Of course, getting a job is important but being able to get the right opportunities, we need tounderstand the industry and business needs. ASSOCHAM reported recently that only 7 per cent of Indian management graduates, outside of the top 20 institutions, are employable and the numbers are similar or worse for technology and engineering graduates.

This happens because we see placements as a task, not a process. Let us compare this process to that of product development. To mitigate the risk of an unsuccessful product, we brainstorm, evaluate the market, analyse consumer needs, prototype and test before we finally launch. Thus, if we can do this for developing products, here we are developing careers of young people! We need to visualise the end product, the student, and work backwards to provide room for application, experimentation and practice.

Thus, the new brand of assistance, at some modern educational institutions, has shifted from placements to career services or career assistance.
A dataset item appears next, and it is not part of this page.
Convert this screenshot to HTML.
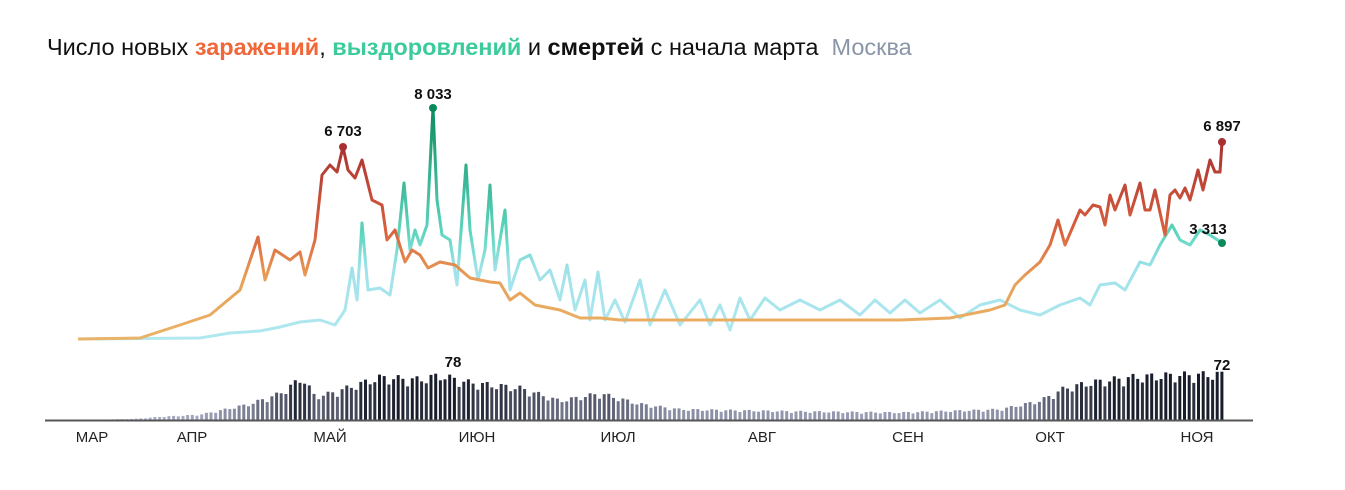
<!DOCTYPE html>
<html><head><meta charset="utf-8"><style>
body{margin:0;background:#fff;width:1345px;height:490px;overflow:hidden;font-family:"Liberation Sans","DejaVu Sans",sans-serif}
.t{position:absolute;left:47px;top:34px;font-size:23.5px;color:#111;white-space:nowrap}
</style></head><body>
<div class="t">Число новых <b style="color:#f0673a">заражений</b>, <b style="color:#3ccb9a">выздоровлений</b> и <b>смертей</b> с начала марта <span style="color:#8a95a8">&nbsp;Москва</span></div>
<svg id="s" width="1345" height="490" style="position:absolute;left:0;top:0">
<defs>
<linearGradient id="gi" gradientUnits="userSpaceOnUse" x1="0" y1="340" x2="0" y2="140"><stop offset="0" stop-color="#eab468"/><stop offset="0.3" stop-color="#e8a058"/><stop offset="0.55" stop-color="#d8603e"/><stop offset="1" stop-color="#a82e30"/></linearGradient>
<linearGradient id="gr" gradientUnits="userSpaceOnUse" x1="0" y1="340" x2="0" y2="105"><stop offset="0" stop-color="#b2e8f0"/><stop offset="0.3" stop-color="#a0e2ea"/><stop offset="0.45" stop-color="#5fd6c0"/><stop offset="1" stop-color="#0a8a5a"/></linearGradient>
</defs>
<g id="bars"></g>
<line x1="45" y1="420.5" x2="1253" y2="420.5" stroke="#555" stroke-width="2"/>
<path id="pr" fill="none" stroke="url(#gr)" stroke-width="3" stroke-linejoin="round"/>
<path id="pi" fill="none" stroke="url(#gi)" stroke-width="3" stroke-linejoin="round"/>
<circle cx="343" cy="147" r="4" fill="#a82e30"/><circle cx="433" cy="108" r="4" fill="#0a8a5a"/>
<circle cx="1222" cy="142" r="4" fill="#a82e30"/><circle cx="1222" cy="243" r="4" fill="#0a8a5a"/>
<g font-weight="bold" font-size="15" fill="#111" text-anchor="middle">
<text x="343" y="136">6 703</text><text x="433" y="99">8 033</text><text x="1222" y="131">6 897</text><text x="1208" y="234">3 313</text>
<text x="453" y="367">78</text><text x="1222" y="370">72</text></g>
<g font-size="15" fill="#222" text-anchor="middle">
<text x="92" y="442">МАР</text><text x="192" y="442">АПР</text><text x="330" y="442">МАЙ</text><text x="477" y="442">ИЮН</text><text x="618" y="442">ИЮЛ</text><text x="762" y="442">АВГ</text><text x="908" y="442">СЕН</text><text x="1050" y="442">ОКТ</text><text x="1197" y="442">НОЯ</text></g>
</svg>
<script>
var inf=[[78,339],[140,338],[180,325],[210,315],[240,290],[258,237],[265,280],[275,250],[290,260],[300,252],[305,275],[315,240],[322,175],[330,165],[337,172],[343,147],[348,170],[355,178],[362,160],[372,200],[382,205],[387,240],[395,230],[405,262],[412,250],[420,255],[428,268],[440,262],[455,265],[470,278],[490,282],[500,283],[510,300],[520,293],[535,305],[560,310],[580,318],[600,318],[620,320],[700,320],[850,320],[900,320],[950,318],[990,310],[1005,305],[1015,285],[1025,275],[1040,262],[1050,245],[1058,220],[1065,245],[1080,210],[1085,215],[1093,205],[1100,207],[1105,225],[1110,195],[1115,210],[1125,185],[1130,215],[1140,183],[1145,210],[1150,210],[1155,190],[1165,235],[1170,195],[1175,190],[1180,198],[1185,188],[1190,200],[1198,170],[1203,190],[1210,160],[1215,172],[1220,172],[1222,142]];
var rec=[[78,339],[200,338],[230,333],[260,331],[280,327],[300,322],[320,320],[335,325],[345,310],[352,268],[357,300],[362,223],[368,290],[380,288],[390,295],[397,250],[404,183],[410,250],[415,230],[420,245],[427,225],[433,108],[437,200],[442,235],[450,240],[457,285],[466,165],[470,230],[478,280],[485,250],[490,185],[495,270],[505,210],[510,290],[520,260],[530,255],[540,280],[550,270],[560,300],[567,265],[575,310],[585,280],[590,320],[598,272],[605,320],[615,300],[625,322],[640,280],[650,325],[665,290],[680,325],[700,300],[710,325],[720,305],[730,330],[740,298],[750,320],[765,298],[780,310],[800,300],[820,310],[840,300],[860,315],[875,300],[890,313],[905,300],[920,313],[940,300],[960,318],[980,305],[1000,300],[1020,310],[1040,315],[1060,305],[1080,298],[1090,305],[1100,285],[1115,283],[1125,290],[1140,262],[1150,265],[1160,245],[1172,225],[1180,240],[1190,245],[1200,230],[1210,235],[1222,243]];
function d(a){return "M"+a.map(function(p){return p[0]+","+p[1]}).join("L")}
document.getElementById("pi").setAttribute("d",d(inf));
document.getElementById("pr").setAttribute("d",d(rec));
var env=[[78,0],[135,1],[160,3],[200,5],[215,8],[250,15],[280,25],[303,40],[315,22],[330,25],[380,40],[420,38],[440,42],[470,35],[520,30],[560,18],[600,25],[640,15],[680,10],[800,8],[900,7],[1000,10],[1040,18],[1065,30],[1090,35],[1130,40],[1170,42],[1222,43]];
function ev(x){for(var i=1;i<env.length;i++){if(x<=env[i][0]){var a=env[i-1],b=env[i],t=(x-a[0])/(b[0]-a[0]);return a[1]+t*(b[1]-a[1]);}}return 43}
var g="",n=0;
for(var x=80;x<=1222;x+=4.68){n++;var h=ev(x);h=h*(0.85+0.3*Math.abs(Math.sin(n*2.3)));if(h<0.5)continue;
var c=Math.min(1,h/42);var r=Math.round(180-155*c),gg=Math.round(184-155*c),bb=Math.round(208-165*c);
g+='<rect x="'+(x-1.5).toFixed(1)+'" y="'+(420-h).toFixed(1)+'" width="3" height="'+h.toFixed(1)+'" fill="rgb('+r+','+gg+','+bb+')"/>';}
document.getElementById("bars").innerHTML=g;
</script>
</body></html>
Some institutions in India that have adopted this new and essential way of holistic development for their students are IIT Gandhinagar, the Indian School of Business, Hyderabad, JK Lakshmipat University, Jaipur, The Young India Fellowship, Anant National University and some more. They are focusing on this new brand that provides holistic development and guidance versus simply, placement.

One size doesn’t fit all

With the IT boom in the past decade, students from mechanical, chemical, electrical or any other specialisation found themselves in IT services jobs. The narrative was simple – take it or leave it.

Now, this was after spending lakhs of rupees on their degrees. As a result, we don’t just have a nation of unemployable but also unhappy youth.

Different students have different strengths and areas of interests. They are interested in jobs, further studies, fellowships, scholarship programmes, entrepreneurship and so on. It is important that institutions work to identify and map these interests and strengths progressively throughout their journey and look for areas where they can work with passion and drive. The career services teams in many cutting-edge institutions are, therefore, working with students to explore and customize job, entrepreneurship or higher education opportunities.

Begin at the beginning

Crash courses on placement preparation in the last year or semester is neither enough nor sustainable. Learning is a process and building the ‘product’ begins at the beginning, right from when they are inducted. Building on skills should be strategically divided across their degree programme and provide them an opportunity to apply the learning.

Learn from example

Institutions must be aware that the experiences we can provide with knowledge resources available are limited. The exposure can be broadened by greater interface with the real-world of work experience through guest sessions, visiting faculty members, longer internships, live projects, mentors and many more channels. It not only inspires them but also exposes them to see outside the safe bubble of their campus. Indian School of Business, for example, pioneered this idea from the outset and is now the only management programme to represent India with top global programmes. This helps the ‘product’ stay closer to reality – closer to what the ‘market’ needs.